>>>>>

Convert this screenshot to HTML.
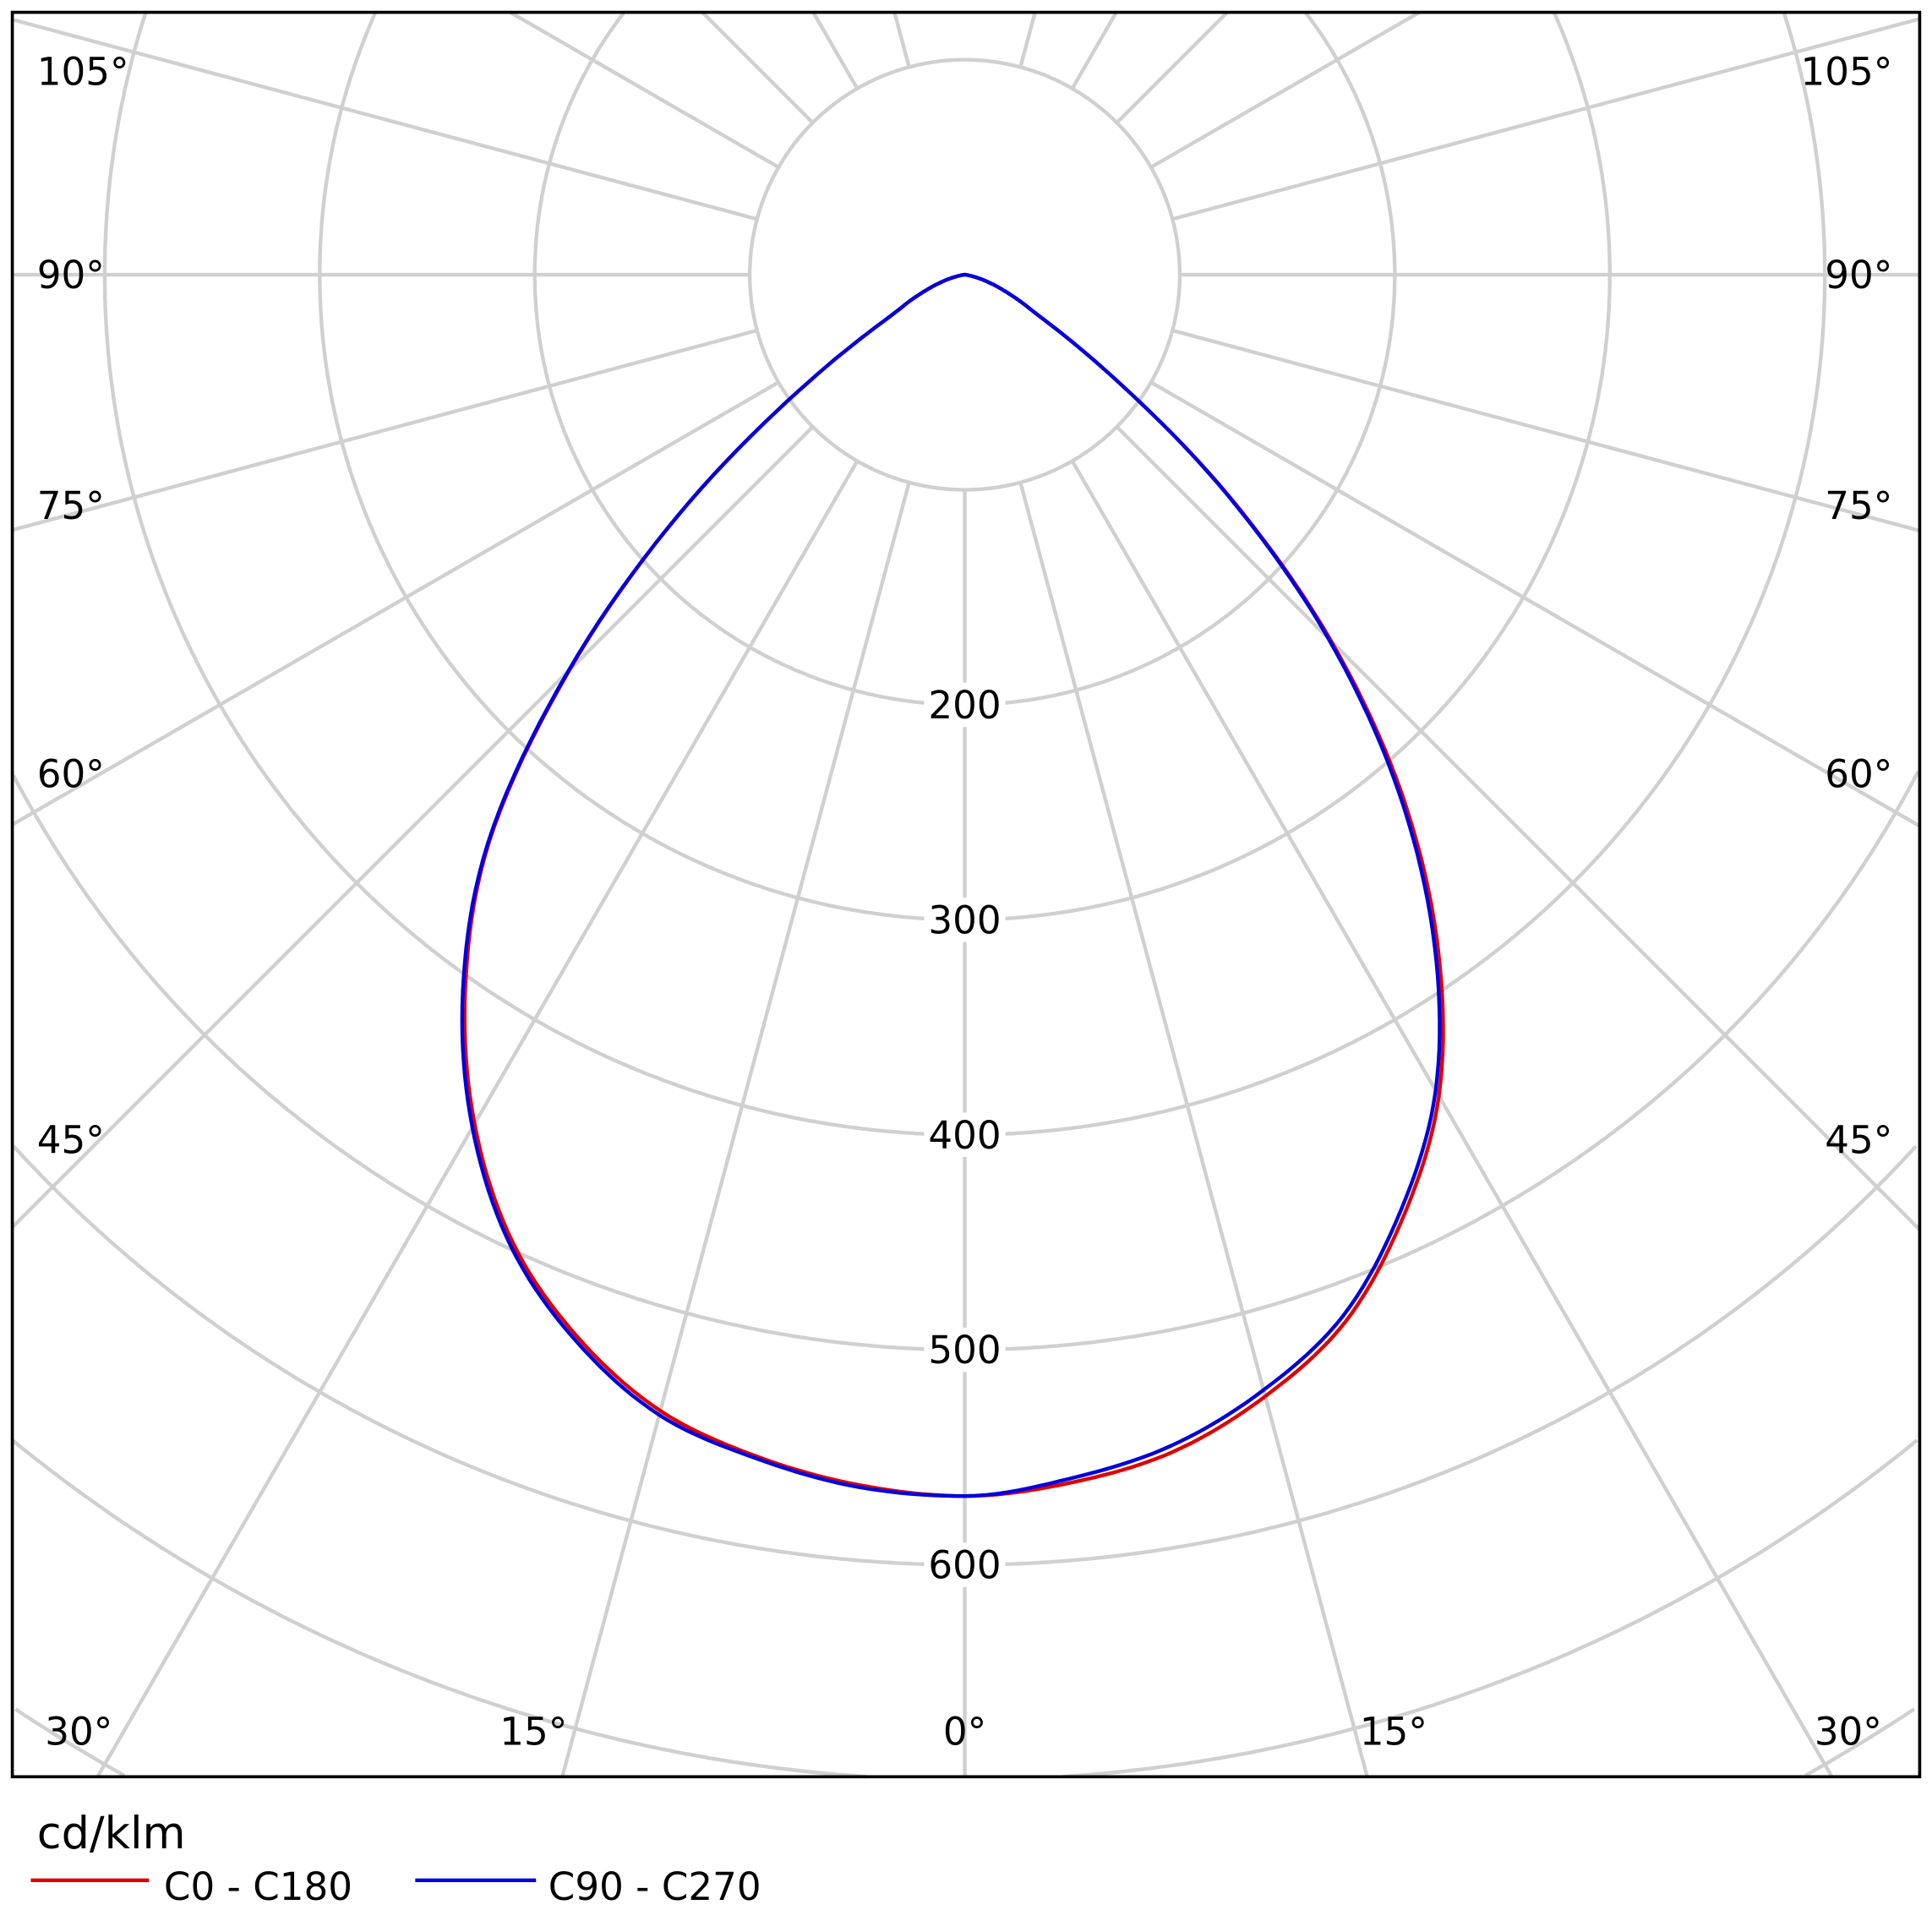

<<<<<
>>>>>

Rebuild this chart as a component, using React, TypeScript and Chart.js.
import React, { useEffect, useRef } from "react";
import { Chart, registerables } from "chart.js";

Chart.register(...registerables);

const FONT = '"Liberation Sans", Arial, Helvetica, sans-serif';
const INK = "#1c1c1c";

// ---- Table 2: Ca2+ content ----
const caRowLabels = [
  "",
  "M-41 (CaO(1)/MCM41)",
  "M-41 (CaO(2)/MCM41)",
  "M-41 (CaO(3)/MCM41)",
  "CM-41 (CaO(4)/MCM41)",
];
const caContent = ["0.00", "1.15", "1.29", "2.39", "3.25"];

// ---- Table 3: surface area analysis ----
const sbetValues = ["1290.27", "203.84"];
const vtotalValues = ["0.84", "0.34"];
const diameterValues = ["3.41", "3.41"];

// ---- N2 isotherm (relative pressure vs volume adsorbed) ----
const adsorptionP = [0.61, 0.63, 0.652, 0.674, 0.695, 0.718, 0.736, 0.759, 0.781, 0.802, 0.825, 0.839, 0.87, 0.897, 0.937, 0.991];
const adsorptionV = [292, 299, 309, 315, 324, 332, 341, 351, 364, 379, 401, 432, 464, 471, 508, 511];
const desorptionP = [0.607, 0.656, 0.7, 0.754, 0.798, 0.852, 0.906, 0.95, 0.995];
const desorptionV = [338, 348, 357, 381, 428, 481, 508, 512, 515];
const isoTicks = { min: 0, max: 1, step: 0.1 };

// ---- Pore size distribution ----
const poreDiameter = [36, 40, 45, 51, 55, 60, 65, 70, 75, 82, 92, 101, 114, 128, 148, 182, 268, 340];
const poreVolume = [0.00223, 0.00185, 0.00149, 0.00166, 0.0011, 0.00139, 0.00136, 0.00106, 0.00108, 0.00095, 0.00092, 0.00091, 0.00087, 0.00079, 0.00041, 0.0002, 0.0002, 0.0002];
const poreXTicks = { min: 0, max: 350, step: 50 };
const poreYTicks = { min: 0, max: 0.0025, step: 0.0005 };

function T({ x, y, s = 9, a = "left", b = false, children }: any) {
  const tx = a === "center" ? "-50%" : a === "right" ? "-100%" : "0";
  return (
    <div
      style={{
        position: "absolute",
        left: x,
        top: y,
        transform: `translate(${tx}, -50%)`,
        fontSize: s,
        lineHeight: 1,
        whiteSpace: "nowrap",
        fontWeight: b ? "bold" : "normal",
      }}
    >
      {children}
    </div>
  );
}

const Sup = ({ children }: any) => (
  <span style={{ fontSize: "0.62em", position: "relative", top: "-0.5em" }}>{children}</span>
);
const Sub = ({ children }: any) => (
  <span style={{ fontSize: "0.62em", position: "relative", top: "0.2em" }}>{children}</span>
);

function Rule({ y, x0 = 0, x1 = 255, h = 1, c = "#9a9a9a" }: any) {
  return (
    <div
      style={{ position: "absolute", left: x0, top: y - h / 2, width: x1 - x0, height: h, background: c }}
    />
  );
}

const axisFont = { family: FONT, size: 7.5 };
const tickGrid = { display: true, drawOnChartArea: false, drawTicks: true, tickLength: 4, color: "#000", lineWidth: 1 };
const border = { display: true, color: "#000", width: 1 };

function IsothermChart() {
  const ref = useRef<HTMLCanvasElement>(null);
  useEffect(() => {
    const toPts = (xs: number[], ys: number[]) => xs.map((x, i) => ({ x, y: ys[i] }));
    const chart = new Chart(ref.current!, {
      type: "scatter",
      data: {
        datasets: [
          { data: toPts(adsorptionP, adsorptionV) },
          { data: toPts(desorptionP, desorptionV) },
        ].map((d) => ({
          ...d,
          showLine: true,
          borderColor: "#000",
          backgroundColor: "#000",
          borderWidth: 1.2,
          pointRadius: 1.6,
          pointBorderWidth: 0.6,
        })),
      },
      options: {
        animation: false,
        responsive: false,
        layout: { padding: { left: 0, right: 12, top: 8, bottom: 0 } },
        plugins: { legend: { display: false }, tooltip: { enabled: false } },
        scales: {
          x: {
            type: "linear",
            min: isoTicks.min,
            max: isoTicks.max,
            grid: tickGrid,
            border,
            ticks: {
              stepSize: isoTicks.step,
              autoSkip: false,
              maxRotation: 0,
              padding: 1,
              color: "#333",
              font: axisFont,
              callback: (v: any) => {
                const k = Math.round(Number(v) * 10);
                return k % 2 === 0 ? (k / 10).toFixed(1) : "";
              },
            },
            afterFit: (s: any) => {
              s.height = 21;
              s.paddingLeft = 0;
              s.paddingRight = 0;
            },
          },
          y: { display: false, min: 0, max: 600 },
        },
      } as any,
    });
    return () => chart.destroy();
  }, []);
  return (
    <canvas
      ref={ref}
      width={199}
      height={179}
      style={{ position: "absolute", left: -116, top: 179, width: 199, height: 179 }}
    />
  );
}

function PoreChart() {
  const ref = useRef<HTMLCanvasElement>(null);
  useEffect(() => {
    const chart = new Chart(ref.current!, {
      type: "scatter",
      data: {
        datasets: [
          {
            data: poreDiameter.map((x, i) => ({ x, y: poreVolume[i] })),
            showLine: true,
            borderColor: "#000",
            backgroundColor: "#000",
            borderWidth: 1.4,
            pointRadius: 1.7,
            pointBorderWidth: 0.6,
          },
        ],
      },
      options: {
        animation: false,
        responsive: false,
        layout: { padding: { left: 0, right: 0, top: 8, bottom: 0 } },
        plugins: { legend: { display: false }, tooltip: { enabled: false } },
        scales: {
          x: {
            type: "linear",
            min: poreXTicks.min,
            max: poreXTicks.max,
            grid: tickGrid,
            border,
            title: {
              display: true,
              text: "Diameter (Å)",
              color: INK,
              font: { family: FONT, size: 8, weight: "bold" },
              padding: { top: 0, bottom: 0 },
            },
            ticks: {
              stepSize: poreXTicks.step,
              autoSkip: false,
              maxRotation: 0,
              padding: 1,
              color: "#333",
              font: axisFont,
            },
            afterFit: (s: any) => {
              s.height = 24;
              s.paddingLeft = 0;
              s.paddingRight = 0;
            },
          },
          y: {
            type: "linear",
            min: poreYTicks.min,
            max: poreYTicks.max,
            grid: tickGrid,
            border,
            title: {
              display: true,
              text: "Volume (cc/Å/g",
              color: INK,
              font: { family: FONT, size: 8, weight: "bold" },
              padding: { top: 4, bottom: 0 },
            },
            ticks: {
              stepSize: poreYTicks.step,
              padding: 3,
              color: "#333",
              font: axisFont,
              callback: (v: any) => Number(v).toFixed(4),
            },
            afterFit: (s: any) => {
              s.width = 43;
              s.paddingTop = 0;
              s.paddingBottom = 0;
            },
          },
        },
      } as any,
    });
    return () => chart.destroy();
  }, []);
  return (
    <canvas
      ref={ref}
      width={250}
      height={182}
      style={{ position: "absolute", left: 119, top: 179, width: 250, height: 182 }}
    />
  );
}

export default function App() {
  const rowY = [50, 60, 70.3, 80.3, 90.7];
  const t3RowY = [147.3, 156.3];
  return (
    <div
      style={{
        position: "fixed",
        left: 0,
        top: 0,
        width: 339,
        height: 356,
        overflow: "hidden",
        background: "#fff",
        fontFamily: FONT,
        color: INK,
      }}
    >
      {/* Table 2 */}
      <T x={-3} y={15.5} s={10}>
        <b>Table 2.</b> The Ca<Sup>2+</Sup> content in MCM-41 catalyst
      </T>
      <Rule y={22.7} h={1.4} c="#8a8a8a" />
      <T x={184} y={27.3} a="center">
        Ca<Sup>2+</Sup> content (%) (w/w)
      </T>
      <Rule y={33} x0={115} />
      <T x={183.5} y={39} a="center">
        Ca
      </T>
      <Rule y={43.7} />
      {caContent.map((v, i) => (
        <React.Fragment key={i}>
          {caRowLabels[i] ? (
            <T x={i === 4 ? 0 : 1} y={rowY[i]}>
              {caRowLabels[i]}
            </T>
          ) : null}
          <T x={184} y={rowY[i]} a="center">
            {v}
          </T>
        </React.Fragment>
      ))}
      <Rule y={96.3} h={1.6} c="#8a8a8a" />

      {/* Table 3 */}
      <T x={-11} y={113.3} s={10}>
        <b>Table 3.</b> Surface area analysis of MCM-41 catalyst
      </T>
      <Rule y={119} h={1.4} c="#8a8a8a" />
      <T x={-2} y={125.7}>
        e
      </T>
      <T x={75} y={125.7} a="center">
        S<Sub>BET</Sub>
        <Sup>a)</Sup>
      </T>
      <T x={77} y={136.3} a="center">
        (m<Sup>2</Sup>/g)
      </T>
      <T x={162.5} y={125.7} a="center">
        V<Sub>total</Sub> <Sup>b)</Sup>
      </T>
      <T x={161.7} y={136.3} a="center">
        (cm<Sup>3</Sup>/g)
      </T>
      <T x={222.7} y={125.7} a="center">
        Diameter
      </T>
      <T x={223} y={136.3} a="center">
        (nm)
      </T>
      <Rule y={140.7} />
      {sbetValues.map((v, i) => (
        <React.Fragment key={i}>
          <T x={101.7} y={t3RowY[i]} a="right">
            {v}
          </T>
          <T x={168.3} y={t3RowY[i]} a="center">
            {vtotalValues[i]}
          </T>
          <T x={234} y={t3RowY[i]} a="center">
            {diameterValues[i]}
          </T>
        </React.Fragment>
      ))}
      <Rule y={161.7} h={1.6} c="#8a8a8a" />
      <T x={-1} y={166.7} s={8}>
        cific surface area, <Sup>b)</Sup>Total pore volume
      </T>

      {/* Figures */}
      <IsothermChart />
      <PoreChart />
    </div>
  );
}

<<<<<
>>>>>

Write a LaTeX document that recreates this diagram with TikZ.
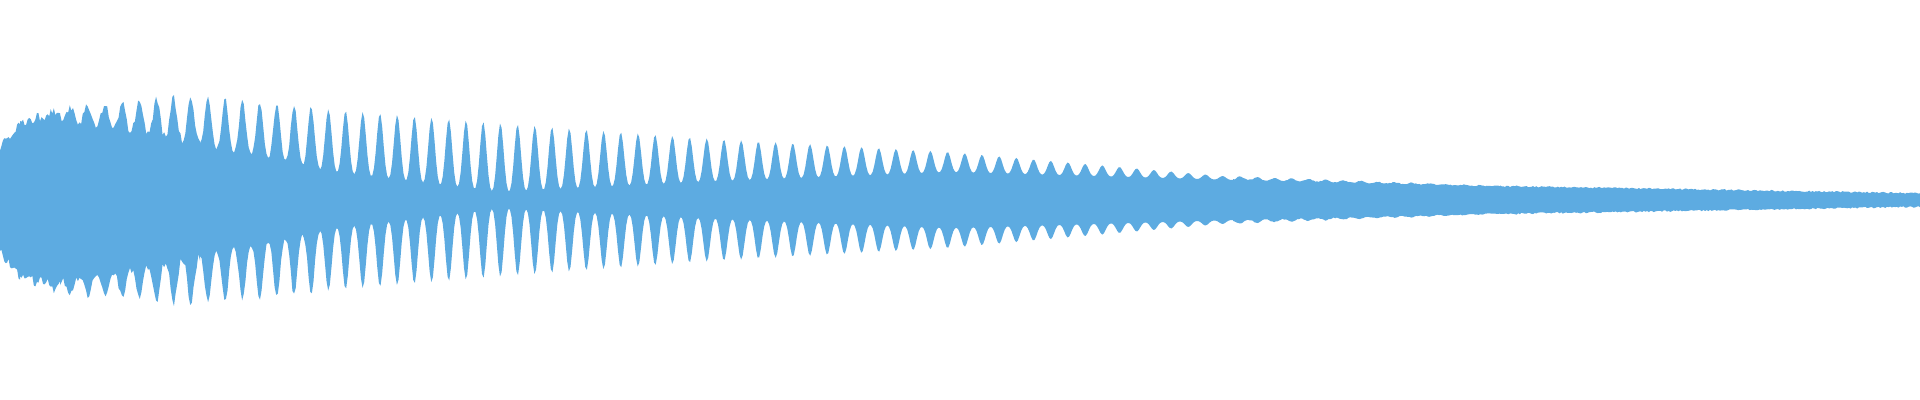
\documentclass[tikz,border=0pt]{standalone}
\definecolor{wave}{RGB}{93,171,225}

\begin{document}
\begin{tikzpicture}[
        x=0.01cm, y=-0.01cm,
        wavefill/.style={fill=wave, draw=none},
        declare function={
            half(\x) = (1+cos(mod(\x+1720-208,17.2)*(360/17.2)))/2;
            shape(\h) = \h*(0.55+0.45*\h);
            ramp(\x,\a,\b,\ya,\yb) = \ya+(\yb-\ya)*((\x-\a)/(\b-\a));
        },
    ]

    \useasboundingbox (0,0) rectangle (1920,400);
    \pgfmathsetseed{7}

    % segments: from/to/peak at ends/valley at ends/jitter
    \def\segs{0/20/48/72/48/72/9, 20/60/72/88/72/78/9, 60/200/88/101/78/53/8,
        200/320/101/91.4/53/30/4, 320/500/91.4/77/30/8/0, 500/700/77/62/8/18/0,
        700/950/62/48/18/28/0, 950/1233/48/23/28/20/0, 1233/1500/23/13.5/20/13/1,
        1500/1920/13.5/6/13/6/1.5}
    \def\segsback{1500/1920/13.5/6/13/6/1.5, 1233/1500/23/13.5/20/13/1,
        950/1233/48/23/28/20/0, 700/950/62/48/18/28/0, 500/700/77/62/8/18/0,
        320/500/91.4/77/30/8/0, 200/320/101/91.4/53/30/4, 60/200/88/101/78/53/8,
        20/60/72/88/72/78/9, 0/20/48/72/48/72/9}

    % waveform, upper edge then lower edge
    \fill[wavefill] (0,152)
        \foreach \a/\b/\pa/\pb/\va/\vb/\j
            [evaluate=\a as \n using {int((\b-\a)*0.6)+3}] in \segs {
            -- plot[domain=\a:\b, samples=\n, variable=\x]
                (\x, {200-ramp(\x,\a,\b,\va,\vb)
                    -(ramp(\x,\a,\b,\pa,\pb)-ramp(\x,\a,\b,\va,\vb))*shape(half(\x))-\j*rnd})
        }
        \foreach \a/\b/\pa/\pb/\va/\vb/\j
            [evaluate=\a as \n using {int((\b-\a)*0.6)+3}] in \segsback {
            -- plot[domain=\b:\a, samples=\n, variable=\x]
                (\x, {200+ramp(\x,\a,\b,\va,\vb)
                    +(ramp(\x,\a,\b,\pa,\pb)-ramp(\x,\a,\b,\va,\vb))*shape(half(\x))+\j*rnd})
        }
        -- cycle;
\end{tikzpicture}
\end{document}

<<<<<

[EXERCISE GOAL] Take each line of the material that contains the word "using" and list it.

[FULL RESPONSE]
Rebuild this chart as a component, using React, TypeScript and Chart.js.
            [evaluate=\a as \n using {int((\b-\a)*0.6)+3}] in \segs {
            [evaluate=\a as \n using {int((\b-\a)*0.6)+3}] in \segsback {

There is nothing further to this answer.